Schools in the Battle Ground school district were supposed to open the current school year on Wednesday, August 29.  Because of the self-interest of the teachers and their union representatives, they did not.

Instead, clusters of red-clad union members demonstrated along SR 503, seeking voter sympathy for their salary demands, asking for “their share” of the windfall funding disbursed to Washington’s school districts as a result of the McCleary court decision.  But is that what it was meant to accomplish? How does paying a current teacher more for working fewer days per calendar year than just about any full-time worker is required to perform, serve these kids? 

Per the Battle Ground Public Schools calendar, 180 school days fill the calendar, and not all of those are full instructional days. That means the teachers enjoy 185 days off each year, or over six months when you count weekends, school breaks, holidays and summertime. The average taxpayer working full time puts in 243 working days per year, being off only 122 days for weekends,  two weeks of vacation and a few selected holidays. 

Taxpayers are footing this bill, in our case over half of our annual property taxes. Wouldn’t hiring some additional teachers be a better use of this funding? Wouldn’t that have a positive impact on class sizes instead of enriching current staff? Did taxpayers receive a 6.5 percent pay raise that your union deems inadequate? 

We didn’t.



What the union or the district doesn’t wish to comprehend is the constant assault on the taxpayers for more and more funding may go into different “pockets” at the district level, but it all comes from the same pair of pants at the taxpayer end.  

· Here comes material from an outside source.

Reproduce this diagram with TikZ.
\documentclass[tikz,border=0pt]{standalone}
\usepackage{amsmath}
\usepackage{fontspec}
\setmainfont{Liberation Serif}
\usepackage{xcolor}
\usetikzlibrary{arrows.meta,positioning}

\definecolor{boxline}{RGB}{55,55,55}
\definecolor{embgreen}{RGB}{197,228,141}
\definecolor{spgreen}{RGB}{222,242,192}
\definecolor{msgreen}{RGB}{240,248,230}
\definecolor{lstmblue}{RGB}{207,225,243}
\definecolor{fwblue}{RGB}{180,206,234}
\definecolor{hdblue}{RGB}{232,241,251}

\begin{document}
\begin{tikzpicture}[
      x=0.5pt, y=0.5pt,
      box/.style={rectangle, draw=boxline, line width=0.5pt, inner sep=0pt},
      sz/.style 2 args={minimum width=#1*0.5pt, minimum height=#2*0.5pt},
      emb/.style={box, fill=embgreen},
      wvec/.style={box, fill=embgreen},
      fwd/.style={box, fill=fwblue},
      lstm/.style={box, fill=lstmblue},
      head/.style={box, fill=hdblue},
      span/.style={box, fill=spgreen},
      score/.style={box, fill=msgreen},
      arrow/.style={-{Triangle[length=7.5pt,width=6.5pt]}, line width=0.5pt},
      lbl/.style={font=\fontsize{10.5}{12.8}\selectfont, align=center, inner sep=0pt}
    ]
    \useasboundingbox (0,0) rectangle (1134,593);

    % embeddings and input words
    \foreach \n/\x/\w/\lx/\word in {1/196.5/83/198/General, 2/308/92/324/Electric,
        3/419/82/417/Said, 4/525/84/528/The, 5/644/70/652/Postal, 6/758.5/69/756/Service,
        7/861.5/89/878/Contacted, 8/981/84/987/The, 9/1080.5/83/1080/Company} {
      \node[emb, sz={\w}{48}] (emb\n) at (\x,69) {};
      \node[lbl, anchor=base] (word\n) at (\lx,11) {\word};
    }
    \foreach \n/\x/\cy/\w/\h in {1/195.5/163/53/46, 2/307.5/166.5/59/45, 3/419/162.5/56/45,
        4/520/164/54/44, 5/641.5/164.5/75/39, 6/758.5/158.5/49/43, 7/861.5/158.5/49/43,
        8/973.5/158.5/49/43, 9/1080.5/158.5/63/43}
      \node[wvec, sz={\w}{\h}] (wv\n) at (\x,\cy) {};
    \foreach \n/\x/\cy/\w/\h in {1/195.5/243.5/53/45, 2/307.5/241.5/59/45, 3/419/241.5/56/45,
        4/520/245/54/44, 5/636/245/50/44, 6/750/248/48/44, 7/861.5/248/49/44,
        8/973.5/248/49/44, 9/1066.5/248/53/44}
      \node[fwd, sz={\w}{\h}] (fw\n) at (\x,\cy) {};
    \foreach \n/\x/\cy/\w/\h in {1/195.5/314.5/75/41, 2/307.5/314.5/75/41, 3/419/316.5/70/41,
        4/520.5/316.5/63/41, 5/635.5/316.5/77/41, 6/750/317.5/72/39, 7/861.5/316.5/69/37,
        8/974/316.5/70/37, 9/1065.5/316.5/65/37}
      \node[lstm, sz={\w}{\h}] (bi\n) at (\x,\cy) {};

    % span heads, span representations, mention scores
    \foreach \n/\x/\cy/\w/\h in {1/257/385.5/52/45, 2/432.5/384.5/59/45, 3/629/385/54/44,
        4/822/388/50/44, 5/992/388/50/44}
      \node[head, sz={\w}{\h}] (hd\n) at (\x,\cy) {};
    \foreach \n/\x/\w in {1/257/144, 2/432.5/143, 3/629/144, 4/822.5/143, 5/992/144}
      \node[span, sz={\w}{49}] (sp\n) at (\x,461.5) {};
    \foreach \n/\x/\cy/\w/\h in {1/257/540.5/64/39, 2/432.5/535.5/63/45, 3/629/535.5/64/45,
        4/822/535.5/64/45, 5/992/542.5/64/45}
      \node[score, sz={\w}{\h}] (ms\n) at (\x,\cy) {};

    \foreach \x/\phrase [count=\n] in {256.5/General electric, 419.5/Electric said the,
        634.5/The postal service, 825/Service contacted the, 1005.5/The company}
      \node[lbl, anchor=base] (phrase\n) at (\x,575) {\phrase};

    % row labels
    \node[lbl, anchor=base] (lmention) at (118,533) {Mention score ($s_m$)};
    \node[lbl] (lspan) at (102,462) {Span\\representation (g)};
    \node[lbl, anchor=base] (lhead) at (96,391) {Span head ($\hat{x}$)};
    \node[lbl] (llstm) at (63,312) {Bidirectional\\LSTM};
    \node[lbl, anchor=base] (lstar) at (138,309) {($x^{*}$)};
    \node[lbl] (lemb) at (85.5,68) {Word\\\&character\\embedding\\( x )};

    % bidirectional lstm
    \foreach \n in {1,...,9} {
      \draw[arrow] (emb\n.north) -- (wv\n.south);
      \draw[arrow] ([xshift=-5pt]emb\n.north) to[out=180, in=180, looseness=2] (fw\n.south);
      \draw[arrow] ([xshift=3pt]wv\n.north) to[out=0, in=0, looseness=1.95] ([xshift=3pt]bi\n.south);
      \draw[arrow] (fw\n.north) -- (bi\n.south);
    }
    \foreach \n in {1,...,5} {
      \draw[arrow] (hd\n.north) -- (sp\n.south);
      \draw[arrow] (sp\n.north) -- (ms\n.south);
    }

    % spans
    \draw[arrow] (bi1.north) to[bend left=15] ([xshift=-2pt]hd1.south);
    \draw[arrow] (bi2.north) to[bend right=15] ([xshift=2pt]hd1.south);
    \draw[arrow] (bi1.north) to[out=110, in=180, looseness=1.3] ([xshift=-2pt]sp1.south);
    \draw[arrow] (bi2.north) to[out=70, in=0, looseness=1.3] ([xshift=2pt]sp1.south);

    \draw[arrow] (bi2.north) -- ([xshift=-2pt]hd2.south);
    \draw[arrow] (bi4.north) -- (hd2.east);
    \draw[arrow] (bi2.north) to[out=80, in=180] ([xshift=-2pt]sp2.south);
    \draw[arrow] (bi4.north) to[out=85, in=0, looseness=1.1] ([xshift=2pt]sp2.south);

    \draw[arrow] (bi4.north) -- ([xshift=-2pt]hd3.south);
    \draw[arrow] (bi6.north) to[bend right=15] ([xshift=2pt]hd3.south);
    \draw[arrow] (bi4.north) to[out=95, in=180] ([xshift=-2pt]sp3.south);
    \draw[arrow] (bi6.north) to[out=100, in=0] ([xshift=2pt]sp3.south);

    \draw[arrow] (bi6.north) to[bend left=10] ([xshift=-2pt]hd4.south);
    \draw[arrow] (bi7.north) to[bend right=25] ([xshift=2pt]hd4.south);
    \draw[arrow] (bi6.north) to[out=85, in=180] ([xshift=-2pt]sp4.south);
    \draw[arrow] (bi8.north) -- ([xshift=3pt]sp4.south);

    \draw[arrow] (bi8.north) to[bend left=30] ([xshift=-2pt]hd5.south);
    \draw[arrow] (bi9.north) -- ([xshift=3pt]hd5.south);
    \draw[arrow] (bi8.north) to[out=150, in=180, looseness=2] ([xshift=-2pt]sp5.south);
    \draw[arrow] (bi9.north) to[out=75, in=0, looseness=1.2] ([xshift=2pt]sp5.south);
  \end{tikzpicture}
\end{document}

Teachers, you have a pretty sweet deal.  You work less than half the year for your salary and you have lots of time off with your own kids. Parents left to scramble for childcare while you stomp your feet and turn blue in the face have more to complain about than you do.  But the kids are the real losers. Those are the same kids you chant about when you try to extort more money from taxpayers, claiming you do it “for the children.”

What are you doing “for the children” when you choose to strike instead of teach?